Directions for this task
Copy the first line of the entries below and every line after it through the line containing "import * as". Do not include pictures.

Extracted records:
━━━━━━━━━━━━━━━━━━━━━━━━━━━━━━

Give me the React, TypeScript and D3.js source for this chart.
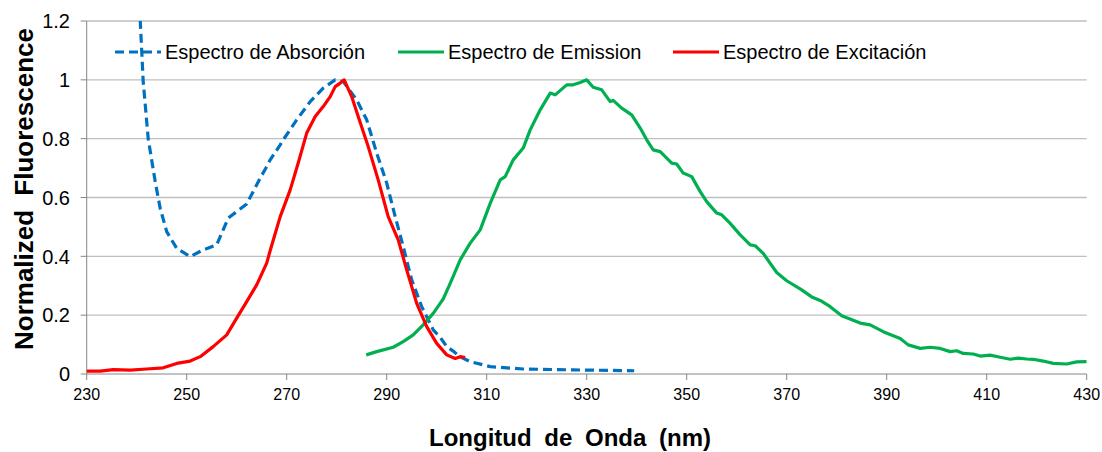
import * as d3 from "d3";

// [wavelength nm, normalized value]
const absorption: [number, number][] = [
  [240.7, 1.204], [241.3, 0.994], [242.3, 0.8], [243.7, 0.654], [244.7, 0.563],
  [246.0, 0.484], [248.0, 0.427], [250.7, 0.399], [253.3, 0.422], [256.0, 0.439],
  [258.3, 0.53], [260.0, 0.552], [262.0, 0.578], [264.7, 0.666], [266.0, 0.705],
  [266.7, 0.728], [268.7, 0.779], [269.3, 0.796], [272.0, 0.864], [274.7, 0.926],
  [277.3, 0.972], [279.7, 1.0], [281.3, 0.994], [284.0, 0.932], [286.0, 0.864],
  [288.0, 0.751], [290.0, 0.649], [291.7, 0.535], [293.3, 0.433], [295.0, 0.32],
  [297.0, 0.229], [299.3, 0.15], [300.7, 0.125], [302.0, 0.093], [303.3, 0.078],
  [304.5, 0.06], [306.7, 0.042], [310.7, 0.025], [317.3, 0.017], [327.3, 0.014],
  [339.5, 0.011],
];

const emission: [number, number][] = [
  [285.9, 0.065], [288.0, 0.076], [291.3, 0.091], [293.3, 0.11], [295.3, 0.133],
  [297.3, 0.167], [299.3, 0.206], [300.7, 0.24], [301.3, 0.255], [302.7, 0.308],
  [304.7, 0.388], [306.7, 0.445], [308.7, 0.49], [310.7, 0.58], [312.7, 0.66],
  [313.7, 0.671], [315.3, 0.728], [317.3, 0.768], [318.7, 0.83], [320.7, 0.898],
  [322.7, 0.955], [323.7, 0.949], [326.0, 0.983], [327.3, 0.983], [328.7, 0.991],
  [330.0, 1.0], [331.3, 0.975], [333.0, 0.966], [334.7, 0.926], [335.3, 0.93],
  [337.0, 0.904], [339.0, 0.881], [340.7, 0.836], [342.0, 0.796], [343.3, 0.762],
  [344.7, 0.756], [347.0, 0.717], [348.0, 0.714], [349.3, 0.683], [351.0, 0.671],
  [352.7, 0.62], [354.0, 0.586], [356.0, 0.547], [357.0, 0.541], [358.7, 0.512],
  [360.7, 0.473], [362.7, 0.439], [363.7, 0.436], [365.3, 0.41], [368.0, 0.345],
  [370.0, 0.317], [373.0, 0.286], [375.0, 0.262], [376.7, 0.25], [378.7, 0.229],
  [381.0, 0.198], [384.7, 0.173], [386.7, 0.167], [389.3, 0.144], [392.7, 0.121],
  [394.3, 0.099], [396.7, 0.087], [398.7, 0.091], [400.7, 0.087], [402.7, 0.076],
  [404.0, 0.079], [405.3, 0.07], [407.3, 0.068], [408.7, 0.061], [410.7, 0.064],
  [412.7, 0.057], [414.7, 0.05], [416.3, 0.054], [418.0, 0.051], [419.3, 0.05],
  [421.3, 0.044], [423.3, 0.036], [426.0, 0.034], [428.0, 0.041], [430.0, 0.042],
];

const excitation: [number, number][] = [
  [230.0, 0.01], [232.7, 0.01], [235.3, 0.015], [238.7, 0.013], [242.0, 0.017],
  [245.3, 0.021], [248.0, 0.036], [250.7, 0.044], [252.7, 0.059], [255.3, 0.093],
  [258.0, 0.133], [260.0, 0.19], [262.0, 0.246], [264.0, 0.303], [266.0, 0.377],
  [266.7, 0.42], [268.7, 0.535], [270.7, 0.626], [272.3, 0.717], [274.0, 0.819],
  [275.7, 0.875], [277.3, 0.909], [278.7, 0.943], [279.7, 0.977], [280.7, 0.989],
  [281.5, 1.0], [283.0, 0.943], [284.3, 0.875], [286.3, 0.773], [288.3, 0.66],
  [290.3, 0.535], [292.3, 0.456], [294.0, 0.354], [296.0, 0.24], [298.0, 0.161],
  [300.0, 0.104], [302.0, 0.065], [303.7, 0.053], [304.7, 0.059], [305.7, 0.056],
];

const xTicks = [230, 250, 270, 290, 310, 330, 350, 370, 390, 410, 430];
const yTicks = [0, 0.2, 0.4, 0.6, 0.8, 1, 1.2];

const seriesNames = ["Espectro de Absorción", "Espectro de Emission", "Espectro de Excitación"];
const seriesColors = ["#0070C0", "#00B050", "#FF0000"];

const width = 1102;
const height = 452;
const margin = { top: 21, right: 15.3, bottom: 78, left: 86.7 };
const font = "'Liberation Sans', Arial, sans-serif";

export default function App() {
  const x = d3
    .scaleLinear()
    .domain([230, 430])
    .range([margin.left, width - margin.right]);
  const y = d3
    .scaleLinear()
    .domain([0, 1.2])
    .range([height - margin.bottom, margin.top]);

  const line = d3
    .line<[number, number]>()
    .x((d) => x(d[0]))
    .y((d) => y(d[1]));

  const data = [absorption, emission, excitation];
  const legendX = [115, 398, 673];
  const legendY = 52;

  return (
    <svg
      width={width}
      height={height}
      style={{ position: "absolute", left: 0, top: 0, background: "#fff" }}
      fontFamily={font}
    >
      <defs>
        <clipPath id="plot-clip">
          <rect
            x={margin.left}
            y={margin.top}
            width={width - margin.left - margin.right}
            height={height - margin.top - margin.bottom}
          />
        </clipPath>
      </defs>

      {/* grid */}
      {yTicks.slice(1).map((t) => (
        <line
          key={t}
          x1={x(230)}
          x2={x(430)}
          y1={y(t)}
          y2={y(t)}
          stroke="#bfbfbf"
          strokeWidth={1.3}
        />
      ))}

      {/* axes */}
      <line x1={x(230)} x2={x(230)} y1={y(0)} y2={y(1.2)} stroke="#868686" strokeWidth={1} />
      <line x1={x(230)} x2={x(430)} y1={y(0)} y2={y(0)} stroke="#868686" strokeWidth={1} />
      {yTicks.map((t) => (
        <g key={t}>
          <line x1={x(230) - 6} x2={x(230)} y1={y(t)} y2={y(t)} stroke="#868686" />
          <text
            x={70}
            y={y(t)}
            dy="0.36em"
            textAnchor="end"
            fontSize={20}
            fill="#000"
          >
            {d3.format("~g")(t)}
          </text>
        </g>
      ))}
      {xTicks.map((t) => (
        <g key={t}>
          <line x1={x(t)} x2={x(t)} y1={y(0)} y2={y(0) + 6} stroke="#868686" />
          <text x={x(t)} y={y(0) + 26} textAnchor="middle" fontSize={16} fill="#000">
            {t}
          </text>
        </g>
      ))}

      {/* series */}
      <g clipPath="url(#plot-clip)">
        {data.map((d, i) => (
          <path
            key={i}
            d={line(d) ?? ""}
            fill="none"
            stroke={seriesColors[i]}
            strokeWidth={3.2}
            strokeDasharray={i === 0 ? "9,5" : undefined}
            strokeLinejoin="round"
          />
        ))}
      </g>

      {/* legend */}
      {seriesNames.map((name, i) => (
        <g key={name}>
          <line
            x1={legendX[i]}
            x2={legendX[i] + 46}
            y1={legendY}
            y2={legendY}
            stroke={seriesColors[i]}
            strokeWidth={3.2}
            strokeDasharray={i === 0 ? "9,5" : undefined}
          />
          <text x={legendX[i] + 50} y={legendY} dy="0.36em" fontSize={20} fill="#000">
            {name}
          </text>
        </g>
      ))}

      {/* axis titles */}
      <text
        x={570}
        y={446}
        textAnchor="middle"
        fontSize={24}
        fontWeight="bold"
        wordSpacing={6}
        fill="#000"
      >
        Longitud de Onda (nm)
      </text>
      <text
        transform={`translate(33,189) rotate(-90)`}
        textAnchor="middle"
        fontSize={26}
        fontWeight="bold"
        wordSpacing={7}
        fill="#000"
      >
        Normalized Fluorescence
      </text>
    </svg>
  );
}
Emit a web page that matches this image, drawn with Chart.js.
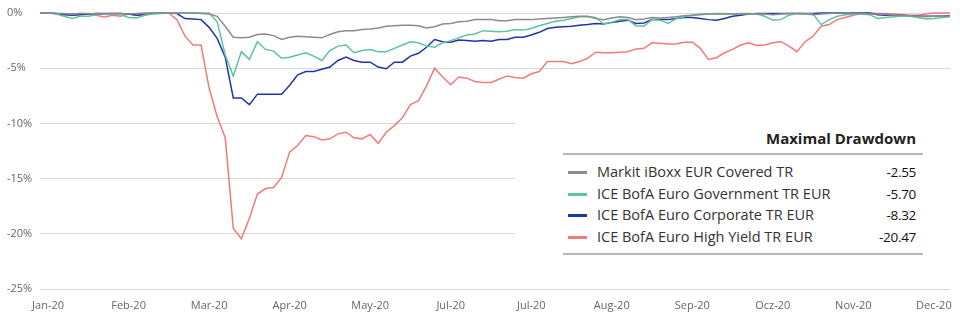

━━━━━━━━━━━━━━━━━━━━━━━━━━━━━━

Answer below
Give me the React, TypeScript and D3.js source for this chart.
import * as d3 from "d3";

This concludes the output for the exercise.